# Directive:
Omit every image, and transcribe the remaining entries exactly as given.

# START OF Stored rows

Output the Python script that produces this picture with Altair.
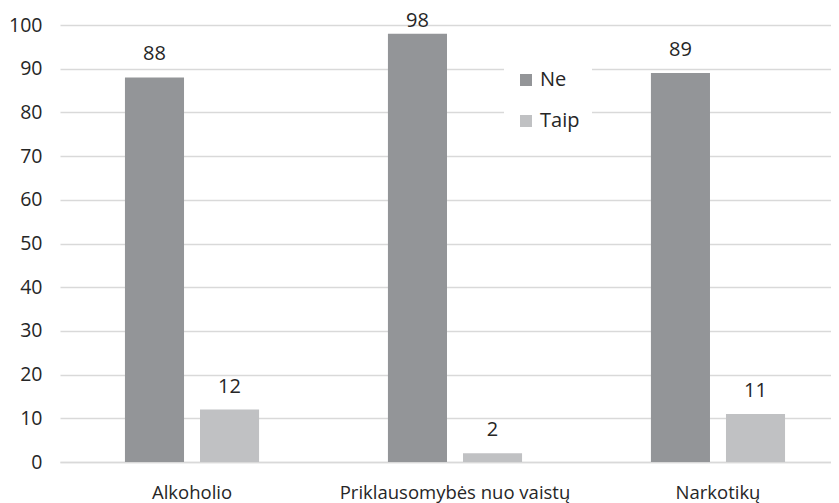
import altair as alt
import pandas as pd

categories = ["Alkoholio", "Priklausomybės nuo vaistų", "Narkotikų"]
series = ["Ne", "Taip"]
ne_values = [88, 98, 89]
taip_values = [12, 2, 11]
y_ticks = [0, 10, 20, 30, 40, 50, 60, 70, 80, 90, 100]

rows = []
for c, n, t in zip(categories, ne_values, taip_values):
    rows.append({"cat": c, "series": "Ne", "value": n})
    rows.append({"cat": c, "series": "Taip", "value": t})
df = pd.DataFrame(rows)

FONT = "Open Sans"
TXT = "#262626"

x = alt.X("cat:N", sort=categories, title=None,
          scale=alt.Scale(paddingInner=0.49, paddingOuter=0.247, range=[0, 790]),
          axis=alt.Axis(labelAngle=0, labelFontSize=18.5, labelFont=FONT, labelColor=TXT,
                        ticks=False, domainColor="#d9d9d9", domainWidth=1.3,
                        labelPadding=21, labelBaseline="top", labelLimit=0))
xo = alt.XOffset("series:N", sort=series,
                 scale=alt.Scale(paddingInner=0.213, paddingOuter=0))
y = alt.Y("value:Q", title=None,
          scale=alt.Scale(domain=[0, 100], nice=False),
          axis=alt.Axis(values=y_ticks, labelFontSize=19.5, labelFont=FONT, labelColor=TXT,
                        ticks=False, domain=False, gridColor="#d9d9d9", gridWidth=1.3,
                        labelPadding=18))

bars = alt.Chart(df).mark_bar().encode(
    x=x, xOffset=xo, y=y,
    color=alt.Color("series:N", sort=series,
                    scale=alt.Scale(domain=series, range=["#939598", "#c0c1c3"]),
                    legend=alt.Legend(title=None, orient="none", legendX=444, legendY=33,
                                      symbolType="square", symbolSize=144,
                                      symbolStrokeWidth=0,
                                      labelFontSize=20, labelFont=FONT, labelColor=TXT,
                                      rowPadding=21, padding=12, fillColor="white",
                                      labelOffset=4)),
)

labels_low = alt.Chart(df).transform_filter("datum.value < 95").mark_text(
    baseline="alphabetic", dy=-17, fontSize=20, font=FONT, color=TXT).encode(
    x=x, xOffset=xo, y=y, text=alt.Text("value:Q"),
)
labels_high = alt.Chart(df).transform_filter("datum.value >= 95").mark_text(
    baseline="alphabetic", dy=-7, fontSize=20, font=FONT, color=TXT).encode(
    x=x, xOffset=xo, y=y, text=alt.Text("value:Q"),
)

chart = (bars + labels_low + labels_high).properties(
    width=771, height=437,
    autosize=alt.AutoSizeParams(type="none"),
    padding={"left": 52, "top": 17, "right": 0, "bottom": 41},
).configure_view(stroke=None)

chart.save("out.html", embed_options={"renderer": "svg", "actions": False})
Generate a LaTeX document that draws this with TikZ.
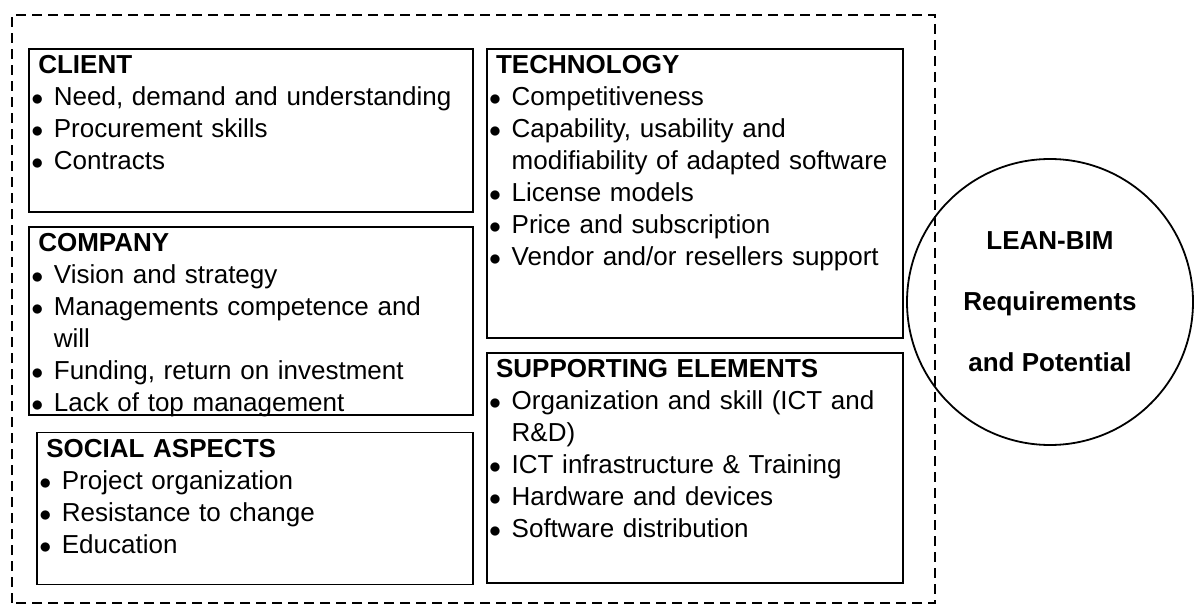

# END OF Stored rows

# Response:
Output the Python script that produces this picture with Altair.
import altair as alt
import pandas as pd

categories = ["Alkoholio", "Priklausomybės nuo vaistų", "Narkotikų"]
series = ["Ne", "Taip"]
ne_values = [88, 98, 89]
taip_values = [12, 2, 11]
y_ticks = [0, 10, 20, 30, 40, 50, 60, 70, 80, 90, 100]

rows = []
for c, n, t in zip(categories, ne_values, taip_values):
    rows.append({"cat": c, "series": "Ne", "value": n})
    rows.append({"cat": c, "series": "Taip", "value": t})
df = pd.DataFrame(rows)

FONT = "Open Sans"
TXT = "#262626"

x = alt.X("cat:N", sort=categories, title=None,
          scale=alt.Scale(paddingInner=0.49, paddingOuter=0.247, range=[0, 790]),
          axis=alt.Axis(labelAngle=0, labelFontSize=18.5, labelFont=FONT, labelColor=TXT,
                        ticks=False, domainColor="#d9d9d9", domainWidth=1.3,
                        labelPadding=21, labelBaseline="top", labelLimit=0))
xo = alt.XOffset("series:N", sort=series,
                 scale=alt.Scale(paddingInner=0.213, paddingOuter=0))
y = alt.Y("value:Q", title=None,
          scale=alt.Scale(domain=[0, 100], nice=False),
          axis=alt.Axis(values=y_ticks, labelFontSize=19.5, labelFont=FONT, labelColor=TXT,
                        ticks=False, domain=False, gridColor="#d9d9d9", gridWidth=1.3,
                        labelPadding=18))

bars = alt.Chart(df).mark_bar().encode(
    x=x, xOffset=xo, y=y,
    color=alt.Color("series:N", sort=series,
                    scale=alt.Scale(domain=series, range=["#939598", "#c0c1c3"]),
                    legend=alt.Legend(title=None, orient="none", legendX=444, legendY=33,
                                      symbolType="square", symbolSize=144,
                                      symbolStrokeWidth=0,
                                      labelFontSize=20, labelFont=FONT, labelColor=TXT,
                                      rowPadding=21, padding=12, fillColor="white",
                                      labelOffset=4)),
)

labels_low = alt.Chart(df).transform_filter("datum.value < 95").mark_text(
    baseline="alphabetic", dy=-17, fontSize=20, font=FONT, color=TXT).encode(
    x=x, xOffset=xo, y=y, text=alt.Text("value:Q"),
)
labels_high = alt.Chart(df).transform_filter("datum.value >= 95").mark_text(
    baseline="alphabetic", dy=-7, fontSize=20, font=FONT, color=TXT).encode(
    x=x, xOffset=xo, y=y, text=alt.Text("value:Q"),
)

chart = (bars + labels_low + labels_high).properties(
    width=771, height=437,
    autosize=alt.AutoSizeParams(type="none"),
    padding={"left": 52, "top": 17, "right": 0, "bottom": 41},
).configure_view(stroke=None)

chart.save("out.html", embed_options={"renderer": "svg", "actions": False})
Generate a LaTeX document that draws this with TikZ.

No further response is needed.